▶ [INSTRUCTIONS TO FOLLOW] Copy exactly, and only, the lines below from the first through the one containing "shadow yshift=-3pt, shadow", both included; pictures are omitted.

___ ROWS ___

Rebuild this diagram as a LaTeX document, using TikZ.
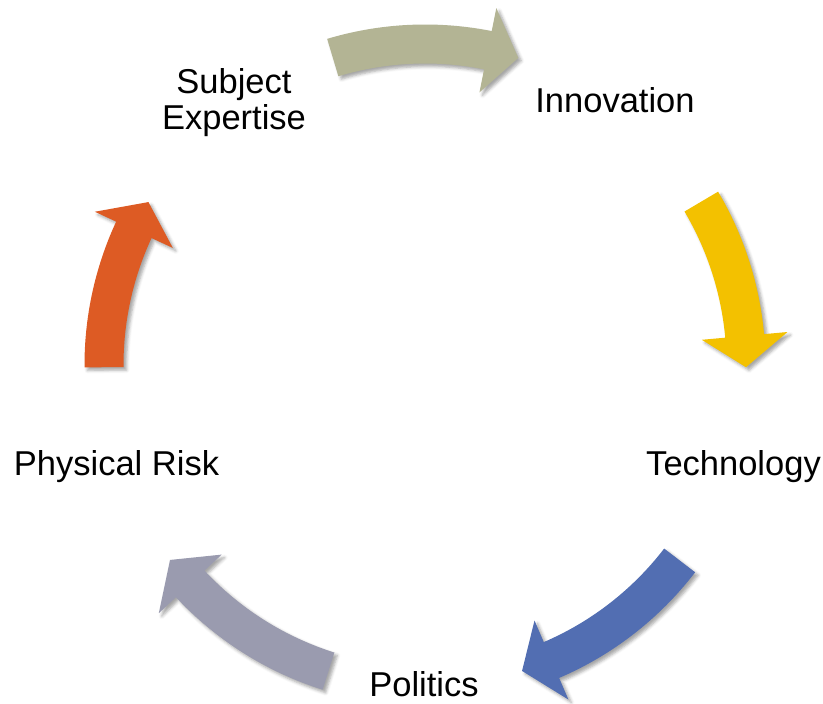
\documentclass[tikz,border=0pt]{standalone}
\usepackage{xcolor}
\usepackage{fontspec}
\setmainfont{Liberation Sans}
\usepackage{tikz}
\usetikzlibrary{shadows.blur}

\definecolor{olivegray}{HTML}{B3B494}
\definecolor{gold}{HTML}{F3C100}
\definecolor{steelblue}{HTML}{526EB2}
\definecolor{lavgray}{HTML}{9A9BAF}
\definecolor{rust}{HTML}{DD5B24}

\tikzset{labeltext/.style={font=\fontsize{34.5}{36}\selectfont, inner sep=0pt},
  cyclearrow/.style={fill=#1, blur shadow={shadow xshift=3pt, shadow yshift=-3pt, shadow blur radius=3pt, shadow opacity=35}}}

\begin{document}
\begin{tikzpicture}[x=1pt,y=1pt]
\useasboundingbox (0,0) rectangle (823,704);
\coordinate (o) at (425,339);
% labels round the cycle
\node [labeltext, align=center] (subj) at (234,601.5) {Subject\\Expertise};
\node [labeltext, anchor=base] (innov) at (615,591) {Innovation};
\node [labeltext, anchor=base] (tech) at (733.5,228) {Technology};
\node [labeltext, anchor=base] (risk) at (116.5,228) {Physical Risk};
\node [labeltext, anchor=base] (pol) at (424,7) {Politics};
% curved arrows: tail angle / tip angle / colour
\foreach \a/\b/\c in {106.7/73.1/olivegray, 30.6/-0.4/gold, -37.5/-72.4/steelblue, -107.5/-142.6/lavgray, 180.4/149.5/rust}
{
  \pgfmathsetmacro\h{\b+5.6}
  \fill [cyclearrow=\c, shift={(o)}] (\a:340.5) arc [start angle=\a, end angle=\h, radius=340.5] -- (\h:364) -- (\b:321) -- (\h:278) -- (\h:301.5) arc [start angle=\h, end angle=\a, radius=301.5] -- cycle;
}
\end{tikzpicture}
\end{document}
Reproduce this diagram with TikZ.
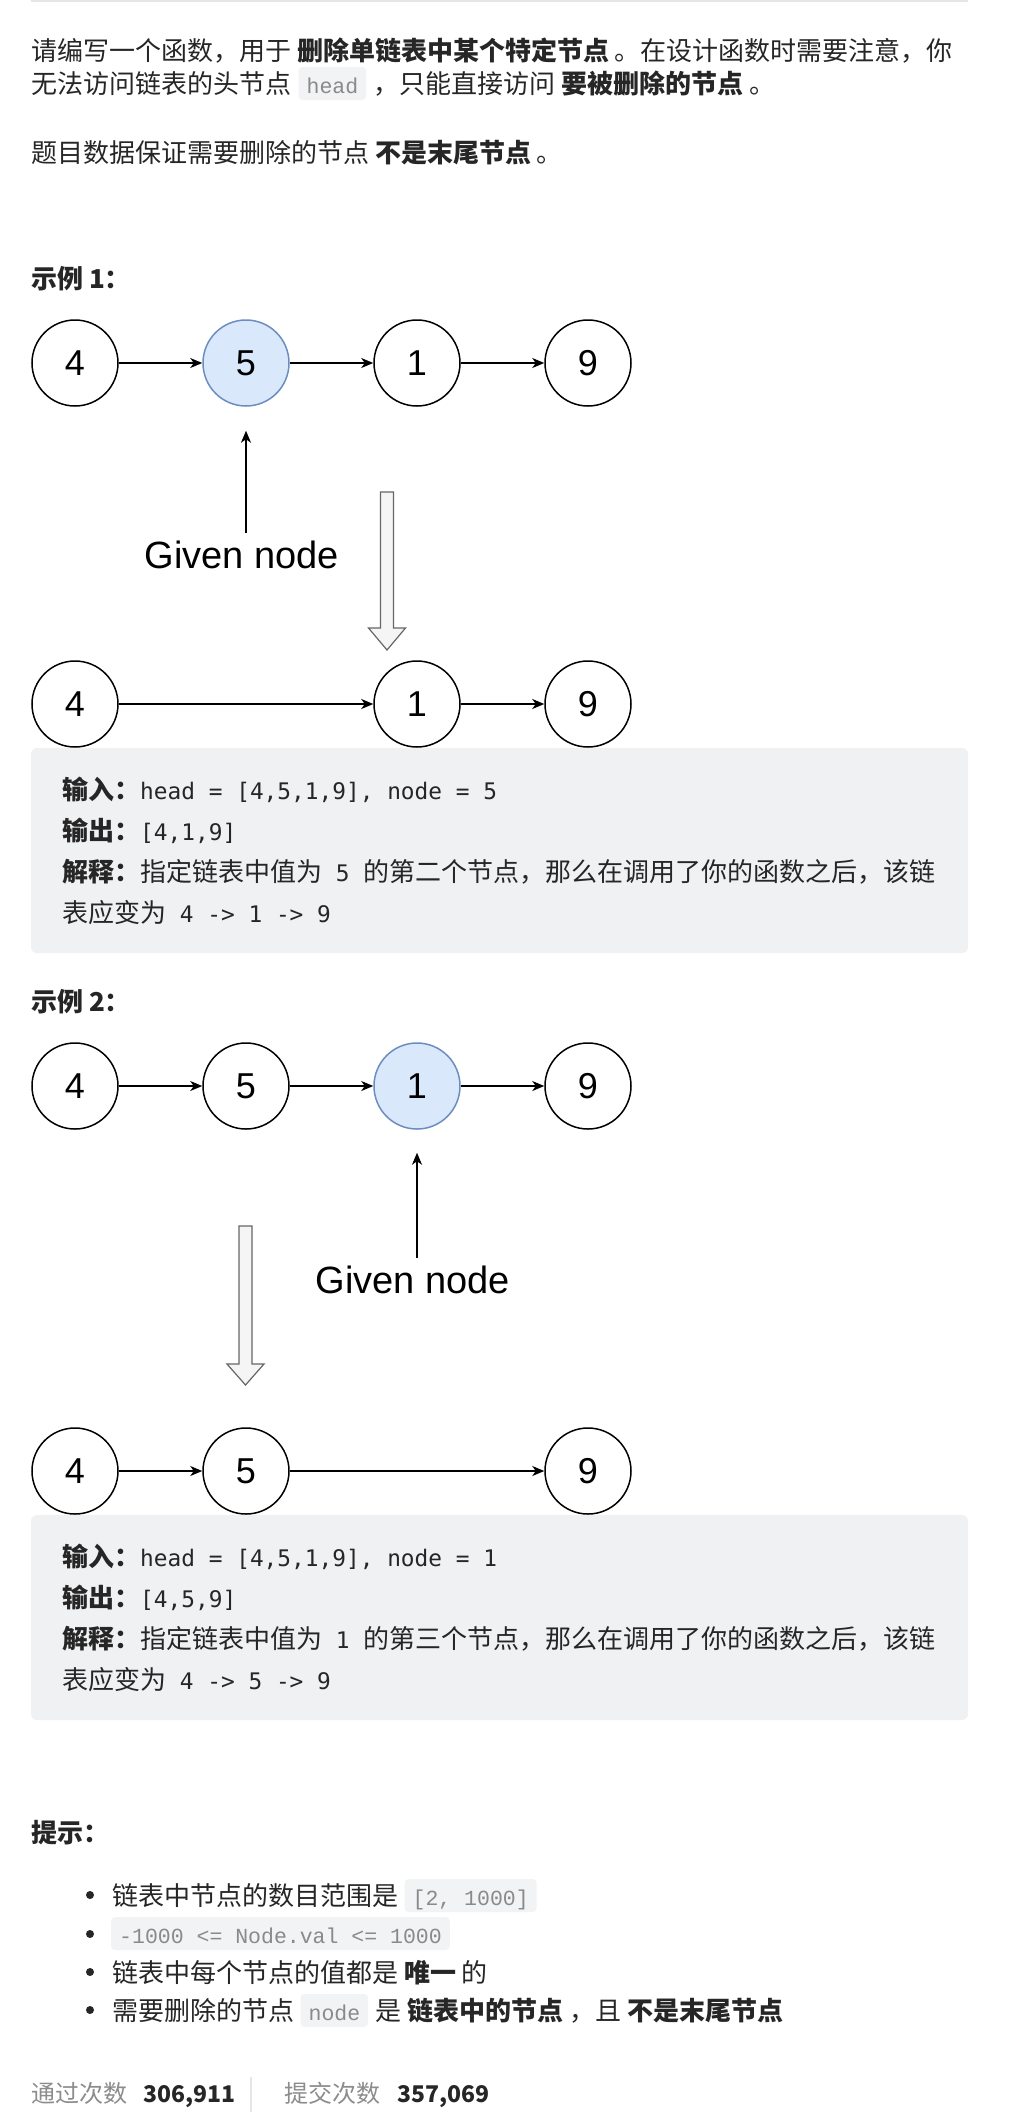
\documentclass[tikz,border=0pt]{standalone}
\usepackage{fontspec}
\setmainfont{Noto Sans CJK SC}
\newfontfamily\arialf{Liberation Sans}
\newfontfamily\monof{DejaVu Sans Mono}
\newfontfamily\codef{Liberation Mono}
\usetikzlibrary{arrows.meta}
\newcommand\fsz[1]{\fontsize{#1}{#1}\selectfont}
\newcommand\cd[1]{{\monof\fsz{22.8pt}#1}}
\definecolor{ink}{HTML}{262626}
\definecolor{selfill}{HTML}{DAE8FC}
\definecolor{selstroke}{HTML}{6C8EBF}
\definecolor{arrowfill}{HTML}{F5F5F5}
\definecolor{arrowstroke}{HTML}{666666}
\definecolor{boxbg}{HTML}{F0F1F3}
\definecolor{codebg}{HTML}{F2F3F5}
\definecolor{codegray}{HTML}{8A8A8A}
\definecolor{footgray}{HTML}{8C8C8C}
\definecolor{rulegray}{HTML}{E6E6E6}
\tikzset{
  txt/.style={anchor=base west, inner sep=0pt, text=ink, font=\fsz{26pt}},
  boxtxt/.style={txt},
  codebox/.style={anchor=base west, inner xsep=8pt, inner ysep=7pt, text height=19pt, text depth=0pt,
    fill=codebg, rounded corners=4pt, text=codegray, font=\codef\fsz{21.5pt}},
  listnode/.style={circle, draw=black, line width=1.5pt, minimum size=86pt, inner sep=0pt,
    font=\arialf\fsz{36pt}, text=black},
  sel/.style={listnode, fill=selfill, draw=selstroke},
  conn/.style={line width=1.3pt, -{Stealth[length=12pt,width=10pt,inset=3.5pt]}},
  gnlabel/.style={font=\arialf\fsz{38pt}, inner xsep=0pt, inner ysep=8pt, text=black},
  hollow/.style={fill=arrowfill, draw=arrowstroke, line width=1.2pt, line join=miter},
  exbox/.style={fill=boxbg, rounded corners=6pt},
  bulletdot/.style={circle, fill=ink, minimum size=8pt, inner sep=0pt},
  footlab/.style={txt, font=\fsz{24pt}, text=footgray},
  footnum/.style={txt, font=\bfseries\fsz{23pt}, text=ink},
}
\begin{document}
\begin{tikzpicture}[x=1pt, y=-1pt]
\useasboundingbox (0,0) rectangle (1010,2112);
\fill[white] (0,0) rectangle (1010,2112);
\draw[rulegray, line width=1.5pt] (31,0.75) -- (968,0.75);

% intro
\node[txt] (l1) at (31,60) {请编写一个函数，用于 \textbf{删除单链表中某个特定节点} 。在设计函数时需要注意，你};
\node[txt] (l2a) at (31,93) {无法访问链表的头节点};
\node[codebox] (l2b) at ([xshift=7pt]l2a.base east) {head};
\node[txt] (l2c) at ([xshift=7pt]l2b.base east) {，只能直接访问 \textbf{要被删除的节点} 。};
\node[txt] (l3) at (31,162) {题目数据保证需要删除的节点 \textbf{不是末尾节点} 。};

% example 1
\node[txt, font=\bfseries\fsz{26pt}] (ex1) at (31,288) {示例 1：};
\node[listnode] (c11) at (75,363) {4};
\node[sel] (c12) at (246,363) {5};
\node[listnode] (c13) at (417,363) {1};
\node[listnode] (c14) at (588,363) {9};
\draw[conn] (c11) -- (c12);
\draw[conn] (c12) -- (c13);
\draw[conn] (c13) -- (c14);
\node[gnlabel] (g1) at (242,555) {Given node};
\draw[conn] (c12 |- g1.north) -- ([yshift=-24pt]c12.south);
\draw[hollow] (380.5,492) -- (393.5,492) -- (393.5,628) -- (405.5,628) -- (387,650) -- (368.5,628) -- (380.5,628) -- cycle;
\node[listnode] (c21) at (75,704) {4};
\node[listnode] (c23) at (417,704) {1};
\node[listnode] (c24) at (588,704) {9};
\draw[conn] (c21) -- (c23);
\draw[conn] (c23) -- (c24);

\fill[exbox] (31,748) rectangle (968,953);
\node[boxtxt] (e1a) at (62,799) {\textbf{输入：}\cd{head = [4,5,1,9], node = 5}};
\node[boxtxt] (e1b) at (62,840) {\textbf{输出：}\cd{[4,1,9]}};
\node[boxtxt] (e1c) at (62,881) {\textbf{解释：}指定链表中值为\cd{ 5 }的第二个节点，那么在调用了你的函数之后，该链};
\node[boxtxt] (e1d) at (62,922) {表应变为\cd{ 4 -> 1 -> 9}};

% example 2
\node[txt, font=\bfseries\fsz{26pt}] (ex2) at (31,1011) {示例 2：};
\node[listnode] (c31) at (75,1086) {4};
\node[listnode] (c32) at (246,1086) {5};
\node[sel] (c33) at (417,1086) {1};
\node[listnode] (c34) at (588,1086) {9};
\draw[conn] (c31) -- (c32);
\draw[conn] (c32) -- (c33);
\draw[conn] (c33) -- (c34);
\node[gnlabel] (g2) at (413,1280) {Given node};
\draw[conn] (c33 |- g2.north) -- ([yshift=-23pt]c33.south);
\draw[hollow] (239,1226) -- (252,1226) -- (252,1364) -- (264,1364) -- (245.5,1385) -- (227,1364) -- (239,1364) -- cycle;
\node[listnode] (c41) at (75,1471) {4};
\node[listnode] (c42) at (246,1471) {5};
\node[listnode] (c44) at (588,1471) {9};
\draw[conn] (c41) -- (c42);
\draw[conn] (c42) -- (c44);

\fill[exbox] (31,1515) rectangle (968,1720);
\node[boxtxt] (e2a) at (62,1566) {\textbf{输入：}\cd{head = [4,5,1,9], node = 1}};
\node[boxtxt] (e2b) at (62,1607) {\textbf{输出：}\cd{[4,5,9]}};
\node[boxtxt] (e2c) at (62,1648) {\textbf{解释：}指定链表中值为\cd{ 1 }的第三个节点，那么在调用了你的函数之后，该链};
\node[boxtxt] (e2d) at (62,1689) {表应变为\cd{ 4 -> 5 -> 9}};

% hints
\node[txt, font=\bfseries\fsz{26pt}] (hint) at (31,1842) {提示：};
\node[bulletdot] (b1) at (90,1895) {};
\node[bulletdot] (b2) at (90,1934) {};
\node[bulletdot] (b3) at (90,1972) {};
\node[bulletdot] (b4) at (90,2010) {};
\node[txt] (h1a) at (112,1905) {链表中节点的数目范围是};
\node[codebox] (h1b) at ([xshift=6pt]h1a.base east) {[2, 1000]};
\node[codebox] (h2) at (111,1943) {-1000 <= Node.val <= 1000};
\node[txt] (h3) at (112,1982) {链表中每个节点的值都是 \textbf{唯一} 的};
\node[txt] (h4a) at (112,2020) {需要删除的节点};
\node[codebox] (h4b) at ([xshift=6pt]h4a.base east) {node};
\node[txt] (h4c) at ([xshift=7pt]h4b.base east) {是 \textbf{链表中的节点} ，且 \textbf{不是末尾节点}};

% footer
\node[footlab] (f1) at (31,2102) {通过次数};
\node[footnum] (f2) at (143,2102) {306,911};
\draw[rulegray, line width=1.5pt] (251,2077) -- (251,2112);
\node[footlab] (f3) at (284,2102) {提交次数};
\node[footnum] (f4) at (397,2102) {357,069};
\end{tikzpicture}
\end{document}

___

▶ [RESULT]
Rebuild this diagram as a LaTeX document, using TikZ.
\documentclass[tikz,border=0pt]{standalone}
\usepackage{xcolor}
\usepackage{fontspec}
\setmainfont{Liberation Sans}
\usepackage{tikz}
\usetikzlibrary{shadows.blur}

\definecolor{olivegray}{HTML}{B3B494}
\definecolor{gold}{HTML}{F3C100}
\definecolor{steelblue}{HTML}{526EB2}
\definecolor{lavgray}{HTML}{9A9BAF}
\definecolor{rust}{HTML}{DD5B24}

\tikzset{labeltext/.style={font=\fontsize{34.5}{36}\selectfont, inner sep=0pt},
  cyclearrow/.style={fill=#1, blur shadow={shadow xshift=3pt, shadow yshift=-3pt, shadow blur radius=3pt, shadow opacity=35}}}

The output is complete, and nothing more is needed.